— START —

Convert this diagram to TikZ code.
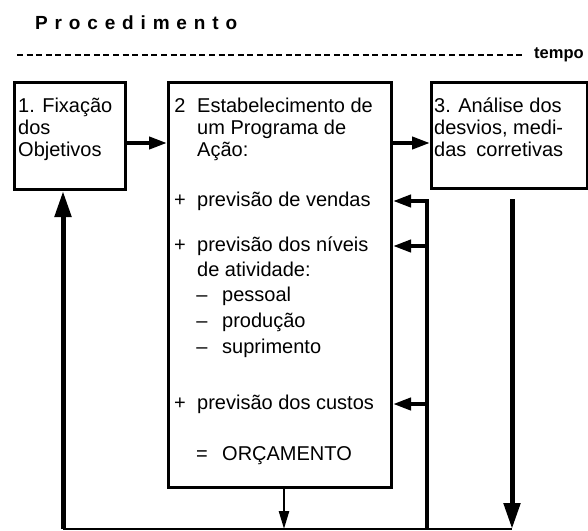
\documentclass[tikz,border=0pt]{standalone}
\usepackage{fontspec}
\setmainfont{Liberation Sans}
\usepackage{tikz}
\usetikzlibrary{arrows.meta}
\newfontfamily\titleFont[LetterSpace=36]{Liberation Sans}
\tikzstyle{diagram} = [x = 1pt, y = -1pt, every node/.style = {inner sep = 0pt}]
\tikzstyle{stepBox} = [draw, line width = 3pt, anchor = north west]
\tikzstyle{boxText} = [anchor = west, font = \fontsize{20}{22}\selectfont, text height = 14pt, text depth = 4pt]
\tikzstyle{markText} = [boxText, anchor = center]
\tikzstyle{flowArrow} = [line width = 4pt, -{Triangle[length = 18pt, width = 12pt]}]
\tikzstyle{loopArrow} = [line width = 5pt, -{Triangle[length = 26pt, width = 16pt]}]
\tikzstyle{budgetArrow} = [line width = 2.5pt, -{Triangle[length = 18pt, width = 10pt]}]
\tikzstyle{loopLine} = [line width = 1.4pt]
\tikzstyle{timeLine} = [line width = 2pt, dash pattern = on 6pt off 3.6pt]
\newcommand{\boxLine}[4]{\node[boxText] (#1) at (#2, #3) {#4};}
\newcommand{\programText}[3]{\node[boxText] (#1) at (197, #2) {#3};}
\newcommand{\programItem}[4]{\node[markText] (#1Mark) at (180, #3) {#2}; \node[boxText] (#1) at (197, #3) {#4};}
\newcommand{\programSubItem}[4]{\node[markText] (#1Mark) at (202, #3) {#2}; \node[boxText] (#1) at (222, #3) {#4};}
\begin{document}
\begin{tikzpicture}[diagram]
\useasboundingbox (0, 0) rectangle (588, 530);
% title and time axis
\node[anchor = west, font = \titleFont\bfseries\fontsize{19}{21}\selectfont] (titulo) at (35, 23) {Procedimento};
\node[anchor = west, inner xsep = 9pt, font = \bfseries\fontsize{16.5}{18}\selectfont] (tempo) at (525, 55) {tempo};
\coordinate (timeStart) at (17, 55);
\draw[timeLine] (timeStart) -- (tempo.west);
% the three steps
\node[stepBox, minimum width = 111pt, minimum height = 107pt] (fixacao) at (13, 81) {};
\node[stepBox, minimum width = 223pt, minimum height = 405pt] (programa) at (167, 81) {};
\node[stepBox, minimum width = 156pt, minimum height = 106pt] (analise) at (430, 81) {};
\boxLine{fixacaoA}{18}{107}{1. Fixação}
\boxLine{fixacaoB}{18}{129}{dos}
\boxLine{fixacaoC}{18}{151}{Objetivos}
\boxLine{analiseA}{434}{107}{3. Análise dos}
\boxLine{analiseB}{434}{129}{desvios, medi-}
\boxLine{analiseC}{434}{151}{das\enspace corretivas}
\programItem{estab}{2}{107}{Estabelecimento de}
\programText{estabB}{129}{um Programa de}
\programText{estabC}{151}{Ação:}
\programItem{vendas}{+}{201}{previsão de vendas}
\programItem{niveis}{+}{246}{previsão dos níveis}
\programText{atividade}{271}{de atividade:}
\programSubItem{pessoal}{--}{296}{pessoal}
\programSubItem{producao}{--}{322}{produção}
\programSubItem{suprimento}{--}{348}{suprimento}
\programItem{custos}{+}{404}{previsão dos custos}
\programSubItem{orcamento}{=}{455}{ORÇAMENTO}
% flow between steps
\coordinate (actionLevel) at (0, 143);
\draw[flowArrow] (fixacao.east |- actionLevel) -- (programa.west |- actionLevel);
\draw[flowArrow] (programa.east |- actionLevel) -- (analise.west |- actionLevel);
% feedback
\coordinate (feedBottom) at (427, 529);
\draw[flowArrow, line join = miter] (feedBottom) -- (feedBottom |- vendas) -- (programa.east |- vendas);
\draw[flowArrow] (feedBottom |- niveis) -- (programa.east |- niveis);
\draw[flowArrow] (feedBottom |- custos) -- (programa.east |- custos);
% loop back
\coordinate (loopLeft) at (63, 529);
\coordinate (loopRight) at (512, 529);
\coordinate (analiseOut) at (512, 199);
\coordinate (budgetOut) at (284, 529);
\draw[loopLine] (loopLeft) -- (loopRight);
\draw[loopArrow] (loopLeft) -- (fixacao.south -| loopLeft);
\draw[loopArrow] (analiseOut) -- (loopRight);
\draw[budgetArrow] (programa.south -| budgetOut) -- (budgetOut);
\end{tikzpicture}
\end{document}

— END —

■ **Task directions**:
Show every line above in which the word "diagram" occurs.

■ **Output of the task**:
Convert this diagram to TikZ code.
\tikzstyle{diagram} = [x = 1pt, y = -1pt, every node/.style = {inner sep = 0pt}]
\begin{tikzpicture}[diagram]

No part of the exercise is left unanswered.